Understanding this division helps you plan your finances realistically. Your first home costs more to hold than the mortgage repayment alone, and none of those holding costs reduce your taxable income unless the property earns rent. Buyers who calculate affordability based only on loan repayments often underestimate their actual monthly outgoings by $500 to $800.
Call one of our team or book an appointment at a time that works for you to discuss how your home loan structure affects your tax position both now and if your situation changes down the track.
Frequently Asked Questions
Can I claim home loan interest on my tax return as a first home buyer?
No, interest on an owner occupied home loan isn't tax deductible in Australia. You can only claim loan interest if the property generates rental income and operates as an investment property.
What happens to my loan tax treatment if I move out and rent my first home?
Once your property starts earning rental income, the loan interest and property expenses become tax deductible from that date forward. The deductible loan amount is based on the balance when the property became income-producing, not the original purchase price.
Should I use an offset account or make extra repayments on my first home loan?
An offset account gives you interest savings without reducing your loan balance, which preserves future tax deductibility if you convert the property to an investment. Extra repayments reduce the loan balance permanently, limiting what you can claim later.

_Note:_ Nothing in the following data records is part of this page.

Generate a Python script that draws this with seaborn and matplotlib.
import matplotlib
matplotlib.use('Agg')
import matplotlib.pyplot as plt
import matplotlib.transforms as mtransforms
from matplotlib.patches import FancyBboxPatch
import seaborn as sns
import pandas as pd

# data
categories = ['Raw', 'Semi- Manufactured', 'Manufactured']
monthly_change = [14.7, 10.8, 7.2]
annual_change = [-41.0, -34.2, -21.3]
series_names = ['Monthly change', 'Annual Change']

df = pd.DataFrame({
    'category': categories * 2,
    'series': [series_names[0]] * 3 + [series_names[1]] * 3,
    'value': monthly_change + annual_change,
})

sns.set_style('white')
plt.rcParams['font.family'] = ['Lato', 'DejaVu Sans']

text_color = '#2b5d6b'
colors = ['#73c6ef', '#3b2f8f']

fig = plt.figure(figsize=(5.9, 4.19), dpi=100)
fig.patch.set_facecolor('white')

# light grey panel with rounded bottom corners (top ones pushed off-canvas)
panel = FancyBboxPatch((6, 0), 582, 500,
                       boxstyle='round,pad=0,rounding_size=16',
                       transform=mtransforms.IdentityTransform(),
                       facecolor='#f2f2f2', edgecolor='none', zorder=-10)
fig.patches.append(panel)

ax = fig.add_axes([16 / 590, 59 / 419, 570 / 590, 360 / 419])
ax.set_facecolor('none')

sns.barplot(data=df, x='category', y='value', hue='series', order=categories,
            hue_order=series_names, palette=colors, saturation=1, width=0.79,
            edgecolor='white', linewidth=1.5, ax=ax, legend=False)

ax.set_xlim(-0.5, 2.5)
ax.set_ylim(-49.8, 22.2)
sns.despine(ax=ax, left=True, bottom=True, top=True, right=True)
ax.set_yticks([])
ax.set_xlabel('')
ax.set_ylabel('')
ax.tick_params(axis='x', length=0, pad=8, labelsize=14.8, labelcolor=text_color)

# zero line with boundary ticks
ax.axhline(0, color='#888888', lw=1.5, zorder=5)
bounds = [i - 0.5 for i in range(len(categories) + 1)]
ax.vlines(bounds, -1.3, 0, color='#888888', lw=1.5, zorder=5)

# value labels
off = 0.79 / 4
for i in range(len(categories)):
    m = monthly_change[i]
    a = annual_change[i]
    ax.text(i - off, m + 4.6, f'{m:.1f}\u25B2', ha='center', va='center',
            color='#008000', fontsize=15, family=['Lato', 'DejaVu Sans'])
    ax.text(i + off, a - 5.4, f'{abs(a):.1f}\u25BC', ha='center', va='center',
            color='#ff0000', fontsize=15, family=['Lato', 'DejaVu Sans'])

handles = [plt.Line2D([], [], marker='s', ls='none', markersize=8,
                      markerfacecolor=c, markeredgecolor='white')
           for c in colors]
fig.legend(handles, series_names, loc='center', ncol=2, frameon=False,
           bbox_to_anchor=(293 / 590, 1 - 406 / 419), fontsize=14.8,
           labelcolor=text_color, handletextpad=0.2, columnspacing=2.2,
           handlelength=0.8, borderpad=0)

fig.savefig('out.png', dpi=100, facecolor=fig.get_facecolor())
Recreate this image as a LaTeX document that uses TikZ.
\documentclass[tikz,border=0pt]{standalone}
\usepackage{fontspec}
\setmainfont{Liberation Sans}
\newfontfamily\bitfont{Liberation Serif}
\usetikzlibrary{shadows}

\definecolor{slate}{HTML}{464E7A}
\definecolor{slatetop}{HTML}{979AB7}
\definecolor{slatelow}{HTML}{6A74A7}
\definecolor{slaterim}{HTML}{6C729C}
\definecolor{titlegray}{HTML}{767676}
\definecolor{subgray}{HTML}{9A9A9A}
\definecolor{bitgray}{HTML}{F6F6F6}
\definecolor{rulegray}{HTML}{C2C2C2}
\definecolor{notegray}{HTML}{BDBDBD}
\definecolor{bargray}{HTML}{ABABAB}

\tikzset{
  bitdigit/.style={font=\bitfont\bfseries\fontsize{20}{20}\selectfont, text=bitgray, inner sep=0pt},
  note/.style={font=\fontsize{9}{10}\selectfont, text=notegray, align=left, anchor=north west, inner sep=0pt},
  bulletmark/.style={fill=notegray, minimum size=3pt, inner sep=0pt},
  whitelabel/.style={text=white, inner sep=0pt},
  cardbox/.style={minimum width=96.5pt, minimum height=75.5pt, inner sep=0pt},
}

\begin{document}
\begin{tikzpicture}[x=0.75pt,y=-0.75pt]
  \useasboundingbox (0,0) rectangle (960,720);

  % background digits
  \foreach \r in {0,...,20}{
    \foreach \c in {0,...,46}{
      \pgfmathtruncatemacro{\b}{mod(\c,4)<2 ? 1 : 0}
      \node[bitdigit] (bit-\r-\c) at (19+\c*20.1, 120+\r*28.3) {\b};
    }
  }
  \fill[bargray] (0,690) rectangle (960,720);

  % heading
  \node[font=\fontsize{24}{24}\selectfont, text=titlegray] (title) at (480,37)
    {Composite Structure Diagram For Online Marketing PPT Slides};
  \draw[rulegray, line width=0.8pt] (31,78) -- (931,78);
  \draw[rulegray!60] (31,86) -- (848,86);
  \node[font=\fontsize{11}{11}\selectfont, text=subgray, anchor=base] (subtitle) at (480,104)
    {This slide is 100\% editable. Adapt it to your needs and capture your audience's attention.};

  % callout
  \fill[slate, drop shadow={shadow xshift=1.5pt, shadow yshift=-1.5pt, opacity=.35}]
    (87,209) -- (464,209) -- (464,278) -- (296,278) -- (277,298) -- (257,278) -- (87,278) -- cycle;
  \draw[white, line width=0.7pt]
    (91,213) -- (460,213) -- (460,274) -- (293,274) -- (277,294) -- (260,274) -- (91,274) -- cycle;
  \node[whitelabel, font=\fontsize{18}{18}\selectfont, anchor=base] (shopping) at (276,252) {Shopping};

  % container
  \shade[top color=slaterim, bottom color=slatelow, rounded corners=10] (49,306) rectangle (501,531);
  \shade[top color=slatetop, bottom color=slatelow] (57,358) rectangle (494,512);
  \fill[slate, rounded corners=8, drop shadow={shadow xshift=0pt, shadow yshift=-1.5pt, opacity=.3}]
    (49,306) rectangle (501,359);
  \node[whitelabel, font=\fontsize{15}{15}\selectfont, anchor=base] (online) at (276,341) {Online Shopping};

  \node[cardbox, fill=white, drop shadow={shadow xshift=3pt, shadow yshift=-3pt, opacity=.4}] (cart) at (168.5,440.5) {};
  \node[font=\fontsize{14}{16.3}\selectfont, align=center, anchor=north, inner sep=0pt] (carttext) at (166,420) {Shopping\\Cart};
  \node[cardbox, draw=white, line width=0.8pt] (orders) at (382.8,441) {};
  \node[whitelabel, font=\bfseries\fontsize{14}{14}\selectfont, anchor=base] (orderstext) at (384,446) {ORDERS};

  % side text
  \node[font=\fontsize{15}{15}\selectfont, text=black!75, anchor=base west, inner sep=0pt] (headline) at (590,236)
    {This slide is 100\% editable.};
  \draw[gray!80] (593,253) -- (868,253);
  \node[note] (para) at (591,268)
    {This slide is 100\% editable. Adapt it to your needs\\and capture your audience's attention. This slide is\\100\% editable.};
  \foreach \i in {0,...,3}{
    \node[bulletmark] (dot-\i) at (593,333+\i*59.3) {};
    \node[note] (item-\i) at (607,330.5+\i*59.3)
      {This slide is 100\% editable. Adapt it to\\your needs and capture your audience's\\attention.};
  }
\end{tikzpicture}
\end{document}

Can I claim stamp duty or Lenders Mortgage Insurance on my tax return?
Not while the property remains your home. Stamp duty affects your capital gains calculation when you sell, and LMI can only be claimed over five years once the property produces rental income.
What property expenses can I claim as a first home buyer living in my own property?
None. Council rates, strata fees, insurance, maintenance, and other property costs aren't tax deductible for owner occupiers. These only become claimable once you start renting the property out.